Mile Matijević, defense witness at the trial to Ratko Mladić Mile Matijević, defense witness at the trial to Ratko Mladić

Mile Matijevic continued his evidence at the trial of former VRS Main Staff commander Ratko Mladic today. The witness first worked in the Banja Luka Security Services Center and later joined the crime investigation department in Bijeljina as the deputy chief. He has recently been appointed the dean of the law department at the Business and Financial Studies School in Banja Luka.
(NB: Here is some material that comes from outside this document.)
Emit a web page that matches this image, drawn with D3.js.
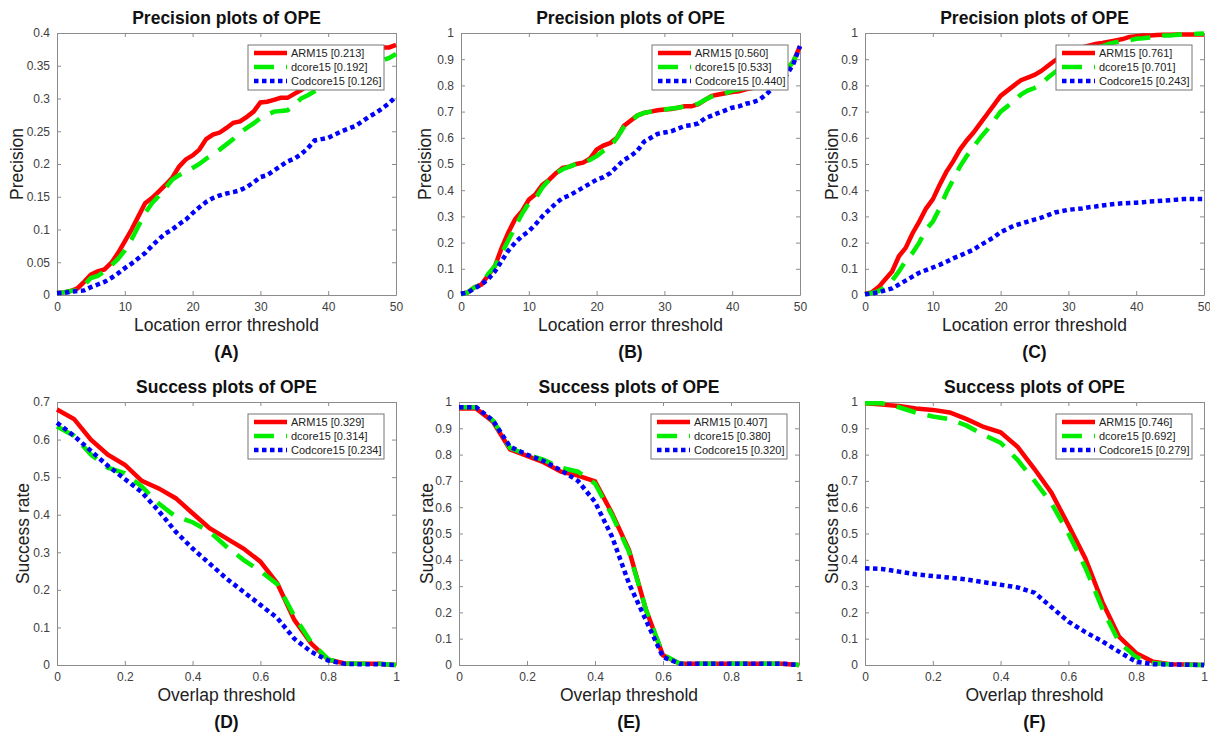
<!DOCTYPE html>
<html>
<head>
<meta charset="utf-8">
<script src="https://cdn.jsdelivr.net/npm/d3@7"></script>
<style>
  body { margin: 0; background: #fff; }
  svg { font-family: Arial, "Liberation Sans", sans-serif; }
</style>
</head>
<body>
<svg id="chart" width="1210" height="741"></svg>
<script>
// x values
const precisionX = [0,1,2,3,4,5,6,7,8,9,10,11,12,13,14,15,16,17,18,19,20,21,22,23,24,25,26,27,28,29,30,31,32,33,34,35,36,37,38,39,40,41,42,43,44,45,46,47,48,49,50];
const successX = [0,0.05,0.1,0.15,0.2,0.25,0.3,0.35,0.4,0.45,0.5,0.55,0.6,0.65,0.7,0.75,0.8,0.85,0.9,0.95,1];

const trackers = ["ARM15", "dcore15", "Codcore15"];

// (A) precision
const precA_arm = [0.003,0.004,0.006,0.01,0.02,0.031,0.036,0.039,0.049,0.064,0.082,0.1,0.12,0.14,0.148,0.158,0.168,0.179,0.196,0.207,0.213,0.222,0.238,0.245,0.248,0.255,0.263,0.265,0.272,0.28,0.294,0.295,0.298,0.301,0.301,0.307,0.313,0.32,0.325,0.33,0.335,0.34,0.345,0.352,0.36,0.365,0.372,0.377,0.378,0.378,0.382];
const precA_dcore = [0.003,0.004,0.006,0.007,0.015,0.026,0.029,0.036,0.045,0.055,0.068,0.085,0.105,0.125,0.14,0.151,0.163,0.176,0.183,0.188,0.194,0.2,0.208,0.215,0.222,0.23,0.238,0.248,0.255,0.262,0.27,0.275,0.28,0.281,0.282,0.29,0.3,0.305,0.311,0.316,0.32,0.325,0.33,0.335,0.34,0.345,0.35,0.355,0.358,0.362,0.368];
const precA_cod = [0.003,0.003,0.005,0.006,0.007,0.012,0.016,0.02,0.026,0.033,0.041,0.048,0.056,0.064,0.075,0.085,0.094,0.1,0.108,0.115,0.125,0.134,0.142,0.148,0.152,0.155,0.157,0.16,0.165,0.172,0.18,0.183,0.19,0.197,0.204,0.208,0.215,0.224,0.236,0.238,0.24,0.245,0.25,0.254,0.258,0.265,0.272,0.278,0.285,0.293,0.303];

// (B) precision
const precB_arm = [0.005,0.01,0.03,0.04,0.075,0.11,0.18,0.24,0.29,0.32,0.364,0.385,0.42,0.44,0.465,0.485,0.49,0.5,0.505,0.52,0.555,0.57,0.58,0.6,0.645,0.665,0.685,0.695,0.7,0.705,0.708,0.71,0.715,0.72,0.72,0.728,0.745,0.76,0.765,0.77,0.775,0.778,0.785,0.79,0.795,0.8,0.81,0.83,0.86,0.89,0.95];
const precB_dcore = [0.003,0.01,0.03,0.04,0.08,0.11,0.16,0.21,0.26,0.31,0.35,0.37,0.41,0.44,0.465,0.48,0.49,0.5,0.505,0.515,0.53,0.55,0.565,0.6,0.64,0.66,0.685,0.695,0.7,0.705,0.708,0.712,0.715,0.72,0.722,0.73,0.745,0.758,0.762,0.77,0.78,0.785,0.79,0.795,0.8,0.805,0.815,0.835,0.86,0.89,0.95];
const precB_cod = [0.005,0.01,0.025,0.04,0.06,0.09,0.13,0.17,0.2,0.225,0.243,0.27,0.3,0.325,0.35,0.37,0.38,0.395,0.41,0.425,0.44,0.45,0.465,0.49,0.515,0.53,0.55,0.585,0.6,0.615,0.62,0.625,0.635,0.645,0.648,0.655,0.675,0.685,0.695,0.705,0.715,0.72,0.73,0.735,0.745,0.765,0.79,0.81,0.84,0.88,0.95];

// (C) precision
const precC_arm = [0.005,0.01,0.03,0.06,0.09,0.148,0.18,0.235,0.28,0.33,0.365,0.42,0.47,0.51,0.555,0.59,0.62,0.655,0.69,0.725,0.76,0.78,0.8,0.82,0.83,0.84,0.855,0.875,0.895,0.91,0.925,0.935,0.945,0.952,0.958,0.962,0.967,0.972,0.977,0.985,0.988,0.99,0.99,0.992,0.993,0.993,0.994,0.994,0.994,0.994,0.994];
const precC_dcore = [0.003,0.008,0.015,0.03,0.055,0.09,0.13,0.16,0.2,0.25,0.28,0.33,0.39,0.44,0.49,0.53,0.565,0.6,0.63,0.665,0.7,0.72,0.74,0.765,0.78,0.79,0.805,0.83,0.85,0.87,0.89,0.905,0.92,0.93,0.94,0.95,0.958,0.965,0.97,0.972,0.978,0.98,0.983,0.985,0.99,0.99,0.993,0.995,0.996,0.997,0.998];
const precC_cod = [0.003,0.006,0.01,0.018,0.025,0.04,0.055,0.07,0.085,0.095,0.105,0.115,0.127,0.14,0.15,0.162,0.173,0.19,0.205,0.22,0.24,0.252,0.265,0.272,0.28,0.288,0.295,0.305,0.315,0.32,0.325,0.328,0.33,0.335,0.338,0.342,0.345,0.348,0.35,0.351,0.352,0.354,0.357,0.358,0.36,0.362,0.364,0.366,0.366,0.366,0.366];

// (D) success
const succD_arm = [0.68,0.655,0.6,0.56,0.533,0.49,0.47,0.444,0.404,0.364,0.337,0.31,0.275,0.217,0.12,0.057,0.014,0.004,0.003,0.003,0.0];
const succD_dcore = [0.635,0.61,0.56,0.525,0.51,0.475,0.43,0.395,0.38,0.355,0.315,0.28,0.25,0.215,0.13,0.06,0.015,0.004,0.003,0.003,0.0];
const succD_cod = [0.645,0.61,0.57,0.53,0.495,0.46,0.41,0.355,0.31,0.27,0.23,0.195,0.16,0.125,0.07,0.035,0.012,0.003,0.002,0.002,0.0];

// (E) success
const succE_arm = [0.975,0.975,0.925,0.82,0.795,0.77,0.735,0.72,0.698,0.577,0.437,0.21,0.037,0.005,0.005,0.005,0.005,0.005,0.005,0.005,0.0];
const succE_dcore = [0.98,0.98,0.93,0.825,0.8,0.78,0.75,0.735,0.69,0.57,0.43,0.21,0.04,0.005,0.005,0.005,0.005,0.005,0.005,0.005,0.0];
const succE_cod = [0.98,0.98,0.93,0.83,0.8,0.775,0.74,0.7,0.62,0.488,0.31,0.17,0.03,0.005,0.005,0.005,0.005,0.005,0.005,0.005,0.0];

// (F) success
const succF_arm = [0.995,0.99,0.985,0.975,0.97,0.96,0.935,0.905,0.885,0.83,0.745,0.655,0.532,0.405,0.24,0.107,0.045,0.012,0.003,0.002,0.0];
const succF_dcore = [0.995,0.995,0.98,0.96,0.945,0.935,0.91,0.875,0.845,0.78,0.7,0.615,0.5,0.37,0.215,0.085,0.03,0.008,0.002,0.001,0.0];
const succF_cod = [0.368,0.365,0.355,0.345,0.338,0.332,0.325,0.315,0.305,0.295,0.275,0.22,0.165,0.125,0.09,0.05,0.012,0.003,0.002,0.001,0.0];

// legend scores
const scoresA = ["0.213", "0.192", "0.126"];
const scoresB = ["0.560", "0.533", "0.440"];
const scoresC = ["0.761", "0.701", "0.243"];
const scoresD = ["0.329", "0.314", "0.234"];
const scoresE = ["0.407", "0.380", "0.320"];
const scoresF = ["0.746", "0.692", "0.279"];

// tick values
const precXTicks = [0, 10, 20, 30, 40, 50];
const succXTicks = [0, 0.2, 0.4, 0.6, 0.8, 1];
const yTicksA = [0, 0.05, 0.1, 0.15, 0.2, 0.25, 0.3, 0.35, 0.4];
const yTicksUnit = [0, 0.1, 0.2, 0.3, 0.4, 0.5, 0.6, 0.7, 0.8, 0.9, 1];
const yTicksD = [0, 0.1, 0.2, 0.3, 0.4, 0.5, 0.6, 0.7];

const colors = ["#ff0000", "#00ee00", "#0000ff"];
const dashes = [null, "20,12", "4.5,3.5"];

const precTitle = "Precision plots of OPE";
const succTitle = "Success plots of OPE";

const panels = [
  { tag: "(A)", left: 57, top: 33, right: 396, bottom: 295, yOff: 40, xs: precisionX, ys: [precA_arm, precA_dcore, precA_cod], scores: scoresA, xDom: [0, 50], yDom: [0, 0.4], xTicks: precXTicks, yTicks: yTicksA, title: precTitle, xLabel: "Location error threshold", yLabel: "Precision" },
  { tag: "(B)", left: 461, top: 33, right: 800, bottom: 295, yOff: 36, xs: precisionX, ys: [precB_arm, precB_dcore, precB_cod], scores: scoresB, xDom: [0, 50], yDom: [0, 1], xTicks: precXTicks, yTicks: yTicksUnit, title: precTitle, xLabel: "Location error threshold", yLabel: "Precision" },
  { tag: "(C)", left: 865, top: 33, right: 1204, bottom: 295, yOff: 33, xs: precisionX, ys: [precC_arm, precC_dcore, precC_cod], scores: scoresC, xDom: [0, 50], yDom: [0, 1], xTicks: precXTicks, yTicks: yTicksUnit, title: precTitle, xLabel: "Location error threshold", yLabel: "Precision" },
  { tag: "(D)", left: 57, top: 402, right: 396, bottom: 665, yOff: 34, xs: successX, ys: [succD_arm, succD_dcore, succD_cod], scores: scoresD, xDom: [0, 1], yDom: [0, 0.7], xTicks: succXTicks, yTicks: yTicksD, title: succTitle, xLabel: "Overlap threshold", yLabel: "Success rate" },
  { tag: "(E)", left: 459, top: 402, right: 799, bottom: 665, yOff: 32, xs: successX, ys: [succE_arm, succE_dcore, succE_cod], scores: scoresE, xDom: [0, 1], yDom: [0, 1], xTicks: succXTicks, yTicks: yTicksUnit, title: succTitle, xLabel: "Overlap threshold", yLabel: "Success rate" },
  { tag: "(F)", left: 865, top: 402, right: 1204, bottom: 665, yOff: 33, xs: successX, ys: [succF_arm, succF_dcore, succF_cod], scores: scoresF, xDom: [0, 1], yDom: [0, 1], xTicks: succXTicks, yTicks: yTicksUnit, title: succTitle, xLabel: "Overlap threshold", yLabel: "Success rate" }
];

const svg = d3.select("#chart");
const fmt = d3.format("~g");

panels.forEach(function (p) {
  const w = p.right - p.left;
  const h = p.bottom - p.top;
  const x = d3.scaleLinear().domain(p.xDom).range([0, w]);
  const y = d3.scaleLinear().domain(p.yDom).range([h, 0]);

  const g = svg.append("g").attr("transform", `translate(${p.left},${p.top})`);

  // axes (ticks inside, MATLAB style)
  const axB = g.append("g").attr("transform", `translate(0,${h})`)
    .call(d3.axisBottom(x).tickValues(p.xTicks).tickFormat(fmt).tickSizeInner(-4).tickSizeOuter(0).tickPadding(7));
  const axT = g.append("g")
    .call(d3.axisTop(x).tickValues(p.xTicks).tickFormat("").tickSizeInner(-4).tickSizeOuter(0));
  const axL = g.append("g")
    .call(d3.axisLeft(y).tickValues(p.yTicks).tickFormat(fmt).tickSizeInner(-4).tickSizeOuter(0).tickPadding(7));
  const axR = g.append("g").attr("transform", `translate(${w},0)`)
    .call(d3.axisRight(y).tickValues(p.yTicks).tickFormat("").tickSizeInner(-4).tickSizeOuter(0));
  [axB, axT, axL, axR].forEach(function (a) {
    a.select(".domain").attr("stroke", "#8c8c8c");
    a.selectAll(".tick line").attr("stroke", "#8c8c8c");
    a.selectAll(".tick text").attr("fill", "#404040").style("font-size", "12px");
  });

  // curves
  const line = d3.line().x(d => x(d[0])).y(d => y(d[1]));
  p.ys.forEach(function (vals, k) {
    g.append("path")
      .datum(p.xs.map((xv, j) => [xv, vals[j]]))
      .attr("d", line)
      .attr("fill", "none")
      .attr("stroke", colors[k])
      .attr("stroke-width", 4.5)
      .attr("stroke-dasharray", dashes[k]);
  });

  // legend
  const lw = 136, lh = 45;
  const lg = g.append("g").attr("transform", `translate(${w - 12 - lw},12)`);
  lg.append("rect").attr("width", lw).attr("height", lh)
    .attr("fill", "#fff").attr("stroke", "#777").attr("stroke-width", 1);
  trackers.forEach(function (name, k) {
    const ry = 8 + k * 14;
    lg.append("line").attr("x1", 6).attr("x2", 39).attr("y1", ry).attr("y2", ry)
      .attr("stroke", colors[k]).attr("stroke-width", 4.5).attr("stroke-dasharray", dashes[k]);
    lg.append("text").attr("x", 43).attr("y", ry).attr("dy", "0.35em")
      .style("font-size", "11px").attr("fill", "#222")
      .text(`${name} [${p.scores[k]}]`);
  });

  // title and labels
  g.append("text").attr("x", w / 2).attr("y", -9).attr("text-anchor", "middle")
    .style("font-size", "17.5px").style("font-weight", "bold").attr("fill", "#111")
    .text(p.title);
  g.append("text").attr("x", w / 2).attr("y", h + 36).attr("text-anchor", "middle")
    .style("font-size", "17.5px").attr("fill", "#222")
    .text(p.xLabel);
  g.append("text").attr("transform", `translate(${-p.yOff},${h / 2}) rotate(-90)`)
    .attr("dy", "0.35em").attr("text-anchor", "middle")
    .style("font-size", "17.5px").attr("fill", "#222")
    .text(p.yLabel);
  g.append("text").attr("x", w / 2).attr("y", h + 63).attr("text-anchor", "middle")
    .style("font-size", "17.5px").style("font-weight", "bold").attr("fill", "#111")
    .text(p.tag);
});
</script>
</body>
</html>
In the cross-examination yesterday prosecutor Arthur Traldi stressed that the Banja Luka police had been involved in the operations in Jajce; only about 100 Muslims and Croats remained there after the war. Before the war, as many as 33,000 non-Serbs lived in the municipality. According to Matijevic, there was no ‘ethnic cleansing’ and people from all ethnic communities were leaving Jajce because of the war. As the cross-examination continued today, the prosecutor confronted the witness with the crimes of the so-called Serbian Defense Forces in Banja Luka, Bosanski Novi, Prijedor and Kotor Varos. Members of those units later formed the special police unit. Matijevic initially admitted that he had known that the Serbian Defense Forces were a criminal group, but then bent over backwards to deny it.

In his statement Matijevic said that Simo Drljaca was ‘removed’ fromthe post of the police chief in Prijedor. This would imply that Drljaca was punished for the crimes. The prosecutor however insisted that Drljaca continued to rise through the police ranks. He corroborated his allegation with a video recording of an interview with Ratko Adzic. After Drljaca was appointed to another position, Adzic stated that he ‘wouldn’t say Drljaca has been relieved of his duties’. ‘We did it the ‘Serb way’; given everything he had done, Drljaca could only be promoted’, Adzic made it clear in the interview.

In fact, Drljaca was promoted after the crimes in the Omarska, Keraterm and Trnopolje prison camps and after the Koricanske Stijene massacre, the prosecutor noted. The crimes were committed by the Prijedor police. Matijevic admitted that he had heard about the massacre and knew that there had been an investigation but no one was convicted. ‘There were some clues’ pointing to the crimes in Omarska, Matijevic admitted, but he didn’t know anything in particular. As he explained,‘in 1995 I began my career in education’ and he didn’t press those issues any further.

After that, prosecutor Traldi asked the judges to read out Rule 90 E to the witness. This rule allows witnesses not to answer any potentially incriminating questions, unless the judges compel them to do so. The prosecutor thenquoted Colonel Bogojevic’s statement to the Tribunal’s investigators in which he spoke about the arrests and detention of civilians in Omarska and ‘the bad stuff’ that happened to them there. Matijevic said that he never talked to Bogojevic about that.

Matijevic didn’t know how his name ended up in General Mladic’s diary. In an entry on 27 May 1993 Mladic writes that Colonel Bogojevic informed him that Drljaca had asked the military to help remove ‘the bodies of about 5,000 Muslims’ buried in the Tomasica mine by incinerating or grinding them or in some other way. Matijevic was present at the meeting when Drljaca said that.

The defense will continue its case on Monday, 29 February 2016. Until that time, there will be only one special hearing on 16 February 2016.